Board members, or by submission to the Secretary of a petition signed by no fewer than one-third of the current voting membership.  The Board shall, within 45 days of receipt by the Secretary of a petition, schedule a meeting of the current Membership.  A written notice, stating date, time, and place of the special called meeting, shall be mailed to each TLC member and postmarked no less than 30 days prior to the scheduled date of the called meeting.  The purpose for which the meeting is called shall be stated in the notice.

 7.3:  Ten percent of the Regular Members, as defined in Sections 3.2 and 3.3, shall constitute a quorum.  The vote of a majority of Regular Members represented at a meeting, either in person or by proxy, shall define the will of the membership.

 7.4:  Each Regular Member represented, either in person or by proxy, at a meeting of the Membership shall be entitled to cast one vote on each matter submitted to a vote.  A proxy shall be in writing, signed by the member, and shall be valid during the meeting for which it was executed.

 

Article VIII - Committees

 8.1:  Standing and ad hoc committees shall be established by the Board as deemed necessary.       

 8.2:  A standing Election Committee shall be appointed by the Board.  Board members shall not serve on the Election Committee.  The Election Committee shall conduct the annual election of Officers and Directors.  The Election Committee shall:

             8.2.1:  Solicit and accept nominations for Officer and Director positions;

8.2.2:  Prepare election materials, including curricula vita and ballots, and mail said election materials to all Regular Members verified by the Treasurer as members in good standing, with all mailings postmarked no less than 30 days before the annual meeting at which the elected Officers and Directors are to be installed;

8.2.3:  Receive all election ballots returned by the voting Membership and, at the annual meeting, open the envelopes, count the ballots, and announce the results; and 

8.2.4:  Destroy all ballots after the results are announced and the new Officers and Directors are installed.
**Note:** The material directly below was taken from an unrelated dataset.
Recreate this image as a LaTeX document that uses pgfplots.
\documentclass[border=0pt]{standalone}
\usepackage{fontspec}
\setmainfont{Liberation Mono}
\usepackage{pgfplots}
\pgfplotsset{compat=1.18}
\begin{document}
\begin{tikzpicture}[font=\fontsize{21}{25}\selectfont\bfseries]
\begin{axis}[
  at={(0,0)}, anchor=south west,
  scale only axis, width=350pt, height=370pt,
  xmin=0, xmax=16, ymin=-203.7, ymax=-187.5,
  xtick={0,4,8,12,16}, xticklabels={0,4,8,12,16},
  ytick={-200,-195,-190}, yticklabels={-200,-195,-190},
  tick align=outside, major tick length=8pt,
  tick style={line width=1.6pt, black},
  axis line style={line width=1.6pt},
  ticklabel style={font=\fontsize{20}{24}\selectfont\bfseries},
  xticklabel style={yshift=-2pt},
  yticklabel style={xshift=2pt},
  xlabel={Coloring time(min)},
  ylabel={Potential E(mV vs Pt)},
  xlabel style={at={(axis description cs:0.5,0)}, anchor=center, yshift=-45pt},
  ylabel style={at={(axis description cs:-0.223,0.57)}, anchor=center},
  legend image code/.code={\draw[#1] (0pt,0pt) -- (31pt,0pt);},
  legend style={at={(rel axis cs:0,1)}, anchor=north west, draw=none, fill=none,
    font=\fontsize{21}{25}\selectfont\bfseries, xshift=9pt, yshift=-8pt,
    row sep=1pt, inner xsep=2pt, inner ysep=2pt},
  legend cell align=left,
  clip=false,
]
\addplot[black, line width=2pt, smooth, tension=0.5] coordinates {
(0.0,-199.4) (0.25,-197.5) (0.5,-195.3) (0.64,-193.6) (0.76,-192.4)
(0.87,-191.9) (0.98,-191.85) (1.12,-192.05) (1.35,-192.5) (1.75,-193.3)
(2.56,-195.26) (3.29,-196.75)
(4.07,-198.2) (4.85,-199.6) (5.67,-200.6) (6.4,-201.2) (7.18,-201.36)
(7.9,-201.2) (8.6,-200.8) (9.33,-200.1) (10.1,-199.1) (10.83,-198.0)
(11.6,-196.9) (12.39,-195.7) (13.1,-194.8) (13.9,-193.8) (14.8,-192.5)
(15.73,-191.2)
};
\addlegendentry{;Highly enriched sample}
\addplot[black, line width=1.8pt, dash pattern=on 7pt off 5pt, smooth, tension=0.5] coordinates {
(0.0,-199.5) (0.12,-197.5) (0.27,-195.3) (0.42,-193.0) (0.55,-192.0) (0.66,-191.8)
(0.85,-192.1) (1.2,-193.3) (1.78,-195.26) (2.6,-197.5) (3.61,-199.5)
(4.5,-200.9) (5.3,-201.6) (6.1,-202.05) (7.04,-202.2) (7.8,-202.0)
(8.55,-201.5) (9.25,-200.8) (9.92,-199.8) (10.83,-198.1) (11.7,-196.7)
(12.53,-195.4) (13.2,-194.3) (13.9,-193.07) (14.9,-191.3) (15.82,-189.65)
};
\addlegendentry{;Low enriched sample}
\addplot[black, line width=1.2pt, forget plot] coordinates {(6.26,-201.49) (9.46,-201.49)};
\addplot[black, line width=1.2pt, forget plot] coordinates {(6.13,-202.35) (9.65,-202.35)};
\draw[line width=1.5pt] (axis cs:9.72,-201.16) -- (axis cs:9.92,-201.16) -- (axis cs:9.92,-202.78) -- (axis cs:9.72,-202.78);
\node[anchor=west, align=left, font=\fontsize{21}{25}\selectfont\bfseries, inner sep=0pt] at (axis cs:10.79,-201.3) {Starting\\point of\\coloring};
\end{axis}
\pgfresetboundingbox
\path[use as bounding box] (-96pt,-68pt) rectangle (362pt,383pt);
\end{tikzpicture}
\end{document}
 8.3:  A standing Property Committee shall be appointed by, and chaired by, the Vice President.  The Property Committee shall be responsible for purchasing, listing, labeling, storing, and distributing all properties belonging to TLC.

 

Article IX - Amendments to By-Laws

 9.1:  Proposed amendments to these bylaws may be submitted to the Board by any Regular Member or by an ad hoc Bylaws Review Committee appointed by the Board.

 9.2:  The proposed amendments shall be submitted, by mail, to the Regular Members within 45 days after being received by the Board.  The mailing shall stipulate a date by which all ballots must be returned.

 9.3:  Ballots shall be returned to the TLC Secretary, who shall tabulate the ballots and announce the results.

Article X - Non-Profit Organization

 10.1:  The Tennessee Llama Community, Inc. is a non-profit organization as defined by Section 501(c)(3) of the Internal Revenue Code.

 Article XI - Dissolution

 11.1:  Upon the dissolution of TLC, its assets shall be distributed for one or more exempt purposes within the meaning of section 501(c)(3) of the Internal Revenue Code, or the corresponding section of any future Federal tax code.  Any such assets not so disposed of shall be disposed of by a court of competent jurisdiction of the county in which the principal office of the corporation is located, exclusively for such exempt or public purposes or to such organization or organizations, as such court shall determine, which are organized exclusively for such purposes.